The new capacities would be built in Uttar Pradesh, Bihar, Rajasthan, Tamil Nadu, Odisha, Kerala, Andhra Pradesh, Maharashtra, and Odisha.
The NHPC is in discussions with some of the states that have expressed interest in the projects, and Singh is confident of them engaging in the process as well.
Singh stated that Nepal is also interested in joint venture hydro projects with NHPC. Following his recent visit to Nepal, Singh discussed the project with the Prime Minister.
When asked about the availability of funds for the projects, he stated, “At the moment, NHPC will have no difficulty incurring a capital expenditure of Rs 10,000 crore. We have a profit of roughly Rs 3,500 crore, which will rise to Rs 5,000 crore, allowing us to expand our investment to Rs 13,000 crore.”
As a PSU, the company has also supported initiatives in lagging states, particularly those in East India, to discover ways to encourage increased renewable adoption.
In addition, several of these states are now the most reliant on thermal electricity, with hydro being the only alternative that will qualify as renewable for them.
He went on to say that many NHPC projects, particularly in the Northeast, have been blocked for a long time. The company is endeavouring to restart them.
The 2,000 MW Subansiri lower hydropower project in Assam and Arunachal Pradesh is making good progress. Furthermore, the 2,880 MW dam will begin soon in Dibang, after the corporation has conquered all obstacles.

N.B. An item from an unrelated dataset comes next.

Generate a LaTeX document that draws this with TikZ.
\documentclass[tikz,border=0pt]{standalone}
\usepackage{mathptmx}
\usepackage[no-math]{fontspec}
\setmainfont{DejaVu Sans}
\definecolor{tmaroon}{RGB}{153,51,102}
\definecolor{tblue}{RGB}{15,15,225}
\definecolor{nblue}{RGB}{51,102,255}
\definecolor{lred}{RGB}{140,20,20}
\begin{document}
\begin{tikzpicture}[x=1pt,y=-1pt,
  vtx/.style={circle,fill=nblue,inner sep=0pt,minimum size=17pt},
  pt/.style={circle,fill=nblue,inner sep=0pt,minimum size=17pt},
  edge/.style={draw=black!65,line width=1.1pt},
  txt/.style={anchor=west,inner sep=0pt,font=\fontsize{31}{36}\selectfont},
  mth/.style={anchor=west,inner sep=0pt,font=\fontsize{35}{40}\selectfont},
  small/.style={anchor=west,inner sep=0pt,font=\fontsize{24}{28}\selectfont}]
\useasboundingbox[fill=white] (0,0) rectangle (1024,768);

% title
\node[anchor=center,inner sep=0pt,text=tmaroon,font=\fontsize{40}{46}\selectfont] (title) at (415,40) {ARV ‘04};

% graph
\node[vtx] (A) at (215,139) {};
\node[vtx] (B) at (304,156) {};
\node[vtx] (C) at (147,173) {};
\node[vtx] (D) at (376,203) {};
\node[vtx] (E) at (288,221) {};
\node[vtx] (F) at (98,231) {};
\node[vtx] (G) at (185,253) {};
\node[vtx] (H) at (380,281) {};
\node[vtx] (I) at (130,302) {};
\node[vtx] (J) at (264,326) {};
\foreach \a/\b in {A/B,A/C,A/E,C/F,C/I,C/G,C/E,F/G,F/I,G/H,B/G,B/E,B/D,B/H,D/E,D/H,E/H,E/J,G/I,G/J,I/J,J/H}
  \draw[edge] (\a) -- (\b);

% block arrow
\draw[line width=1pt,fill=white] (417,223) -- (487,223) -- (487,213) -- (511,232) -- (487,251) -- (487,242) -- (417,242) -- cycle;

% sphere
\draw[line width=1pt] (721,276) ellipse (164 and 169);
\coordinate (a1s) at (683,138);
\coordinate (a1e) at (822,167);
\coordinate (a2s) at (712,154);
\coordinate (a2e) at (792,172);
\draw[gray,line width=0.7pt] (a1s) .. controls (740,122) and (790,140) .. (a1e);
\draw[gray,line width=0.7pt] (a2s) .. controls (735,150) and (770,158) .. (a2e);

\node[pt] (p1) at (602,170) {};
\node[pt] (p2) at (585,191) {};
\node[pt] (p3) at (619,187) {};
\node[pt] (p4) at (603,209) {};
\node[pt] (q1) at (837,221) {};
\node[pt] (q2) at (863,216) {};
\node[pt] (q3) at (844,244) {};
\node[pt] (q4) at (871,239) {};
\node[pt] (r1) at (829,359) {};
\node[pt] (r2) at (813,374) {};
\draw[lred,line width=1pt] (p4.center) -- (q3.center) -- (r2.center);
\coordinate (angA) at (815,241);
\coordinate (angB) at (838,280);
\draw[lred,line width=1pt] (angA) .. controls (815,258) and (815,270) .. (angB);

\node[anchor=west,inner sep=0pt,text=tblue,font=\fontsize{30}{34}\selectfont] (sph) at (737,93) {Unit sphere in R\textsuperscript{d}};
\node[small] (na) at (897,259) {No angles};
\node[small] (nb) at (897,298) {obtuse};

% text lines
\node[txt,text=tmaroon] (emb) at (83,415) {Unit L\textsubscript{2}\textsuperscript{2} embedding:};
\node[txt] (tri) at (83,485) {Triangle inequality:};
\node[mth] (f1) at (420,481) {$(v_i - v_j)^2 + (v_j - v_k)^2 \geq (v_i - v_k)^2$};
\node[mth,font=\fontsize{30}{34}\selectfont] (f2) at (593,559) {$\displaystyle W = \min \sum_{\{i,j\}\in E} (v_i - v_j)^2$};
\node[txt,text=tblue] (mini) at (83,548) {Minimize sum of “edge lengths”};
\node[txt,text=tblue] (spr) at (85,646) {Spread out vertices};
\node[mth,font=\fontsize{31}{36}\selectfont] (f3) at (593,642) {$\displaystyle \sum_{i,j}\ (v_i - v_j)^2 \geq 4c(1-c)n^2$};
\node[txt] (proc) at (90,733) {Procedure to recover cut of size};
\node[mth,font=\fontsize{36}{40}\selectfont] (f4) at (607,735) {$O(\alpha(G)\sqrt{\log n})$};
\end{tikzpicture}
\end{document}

According to Singh, the NHPC is now working on projects with a total capacity of 6,000 MW, with another 9,000-10,000 MW in the queue.
Singh stated that the corporation will fulfil its aim of 50,000 MW (50 GW) of energy capacity, which includes solar, within a reasonable time frame.
“We have broken down the capacity we need to build by 2025, 2030, and 2040, and we will achieve our objectives appropriately,” added the CMD.